With Windmark’s request denied, and his obsession with killing Fringe Division consuming him, it’s likely we’ll see a tense and destructive showdown between him and our heroes next week. This episode ended with the Observers apprehending Michael, which means we’ll either be treated to a suspenseful rescue mission or maybe a few wild scenes of Walter coming up with a risky alternate plan to save the world.
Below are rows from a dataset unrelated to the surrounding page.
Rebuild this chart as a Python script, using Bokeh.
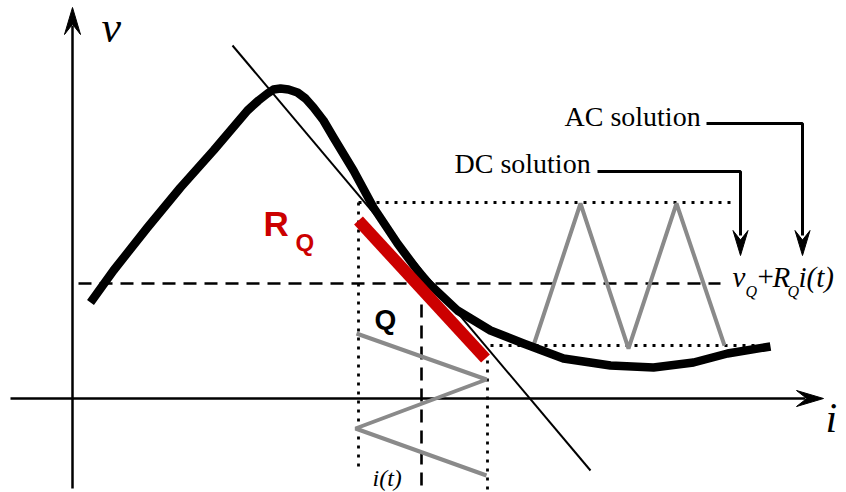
import numpy as np
from bokeh.plotting import figure
from bokeh.models import Range1d
from bokeh.core.properties import value
from bokeh.embed import file_html
from bokeh.resources import INLINE

W, H = 846, 492

# Nonlinear characteristic v(i) (screen units, y grows downward)
curve_x = [90, 113, 147, 180, 213, 247, 258, 267, 273, 280, 288, 297, 305, 313, 323,
           333, 353, 373, 397, 423, 457, 490, 523, 563, 610, 653, 693, 727, 770]
curve_y = [302, 270, 227, 187, 150, 110, 100, 93, 89, 88, 89, 92, 98, 107, 120,
           137, 170, 207, 243, 278, 310, 330, 343, 358, 365, 367, 362, 353, 346]

# Tangent at the operating point
tan_x = [232, 590]
tan_y = [45, 470]

# Small-signal resistance segment R_Q
rq_x = [358, 485]
rq_y = [220, 358]

# Triangular current input i(t) and voltage response
it_x = [356, 486, 355, 486]
it_y = [333, 379, 428, 475]
vt_x = [533, 580, 628, 676, 724]
vt_y = [345, 203, 348, 203, 345]

p = figure(width=W, height=H, output_backend="svg", toolbar_location=None,
           x_range=Range1d(0, W), y_range=Range1d(H, 0), min_border=0)
p.axis.visible = False
p.grid.visible = False
p.outline_line_color = None
p.background_fill_color = "white"
p.border_fill_color = "white"


def arrow_head(tip_x, tip_y, dx, dy, length, width):
    """Notched (barbed) arrowhead pointing along (dx, dy)."""
    n = np.hypot(dx, dy)
    ux, uy = dx / n, dy / n
    px, py = -uy, ux
    bx, by = tip_x - ux * length, tip_y - uy * length
    nx, ny = tip_x - ux * length * 0.62, tip_y - uy * length * 0.62
    xs = [tip_x, bx + px * width / 2, nx, bx - px * width / 2]
    ys = [tip_y, by + py * width / 2, ny, by - py * width / 2]
    p.patch(xs, ys, fill_color="black", line_color="black", line_width=1)


# Axes
p.line([72, 72], [488, 25], line_color="black", line_width=2.5)
arrow_head(72, 7, 0, -1, 27, 16)
p.line([10, 805], [398, 398], line_color="black", line_width=2.5)
arrow_head(823, 398, 1, 0, 27, 16)

# Guide lines
p.line([78, 720], [283, 283], line_color="black", line_width=2.6, line_dash="13 8")
p.line([421, 421], [304, 492], line_color="black", line_width=2.6, line_dash="13 8")
p.line([358, 358], [202, 470], line_color="black", line_width=2.8, line_dash="3 6")
p.line([487, 487], [360, 492], line_color="black", line_width=2.8, line_dash="3 6")
p.line([358, 735], [202, 202], line_color="black", line_width=2.8, line_dash="3 6")
p.line([490, 765], [345, 345], line_color="black", line_width=2.8, line_dash="3 6")

# Triangle waves
p.line(it_x, it_y, line_color="#8a8a8a", line_width=4)
p.line(vt_x, vt_y, line_color="#8a8a8a", line_width=4)

# Characteristic, tangent and R_Q segment
p.line(tan_x, tan_y, line_color="black", line_width=2)
p.line(curve_x, curve_y, line_color="black", line_width=8.5, line_join="round")
p.line(rq_x, rq_y, line_color="#cc0000", line_width=12)

# Callout leaders
p.line([706, 802, 802], [123, 123, 235], line_color="black", line_width=3)
arrow_head(802, 255, 0, 1, 25, 15)
p.line([597, 740, 740], [171, 171, 235], line_color="black", line_width=3)
arrow_head(740, 255, 0, 1, 25, 15)

serif = value("Liberation Serif")
sans = value("Liberation Sans")


def label(x, y, s, size, font=serif, style="normal", color="black"):
    p.text([x], [y], text=[s], text_font=font, text_font_style=style,
           text_color=color, text_font_size=size, text_align="left",
           text_baseline="middle")


label(101, 27, "v", "44px", style="italic")
label(825, 417, "i", "42px", style="italic")
label(564, 116, "AC solution", "28px")
label(454, 163, "DC solution", "28px")
label(263, 223, "R", "35px", font=sans, style="bold", color="#cc0000")
label(295, 242, "Q", "24px", font=sans, style="bold", color="#cc0000")
label(374, 319, "Q", "28px", font=sans, style="bold")
label(372, 477, "i(t)", "24px", style="italic")

# v_Q + R_Q i(t)
label(732, 276, "v", "29px", style="italic")
label(745, 291, "Q", "16px", style="italic")
label(757, 276, "+", "29px")
label(772, 276, "R", "29px", style="italic")
label(787, 291, "Q", "16px", style="italic")
label(798, 276, "i(t)", "29px", style="italic")

open("out.html", "w").write(file_html(p, INLINE))
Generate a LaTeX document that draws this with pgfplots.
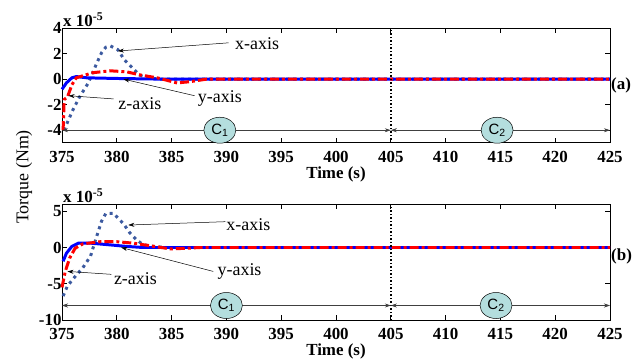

There’s no telling exactly how it’s all going to end, but I’m sure of one thing: Saying goodbye to Fringe isn’t going to be easy. Over the past several seasons, the show has opened doors to new worlds and countless new story possibilities, not to mention poignant themes and compelling examinations of the human race’s relationship with science and technology. I’ll be sad to see those doors closed when Fringe Division solves its final case next Friday.
A few brief thoughts:
- Walter’s memories from the previous timeline have been restored. I don’t know about you, but I love this. I’m glad that this version of Walter is also essentially the Walter we met in the season premiere. And, again, the show did a great job of playing this revelation out with the Walter-Peter scene here.
- I love how Donald seems to have embraced life as a human. He’s got hair, stubble, a cool record collection, and he reads the Bible.
- What did you think of the White Tulip reference? I appreciated it, but I thought it could have been worked in a little more organically. I’ll just chalk that up to the rushed nature of this final season.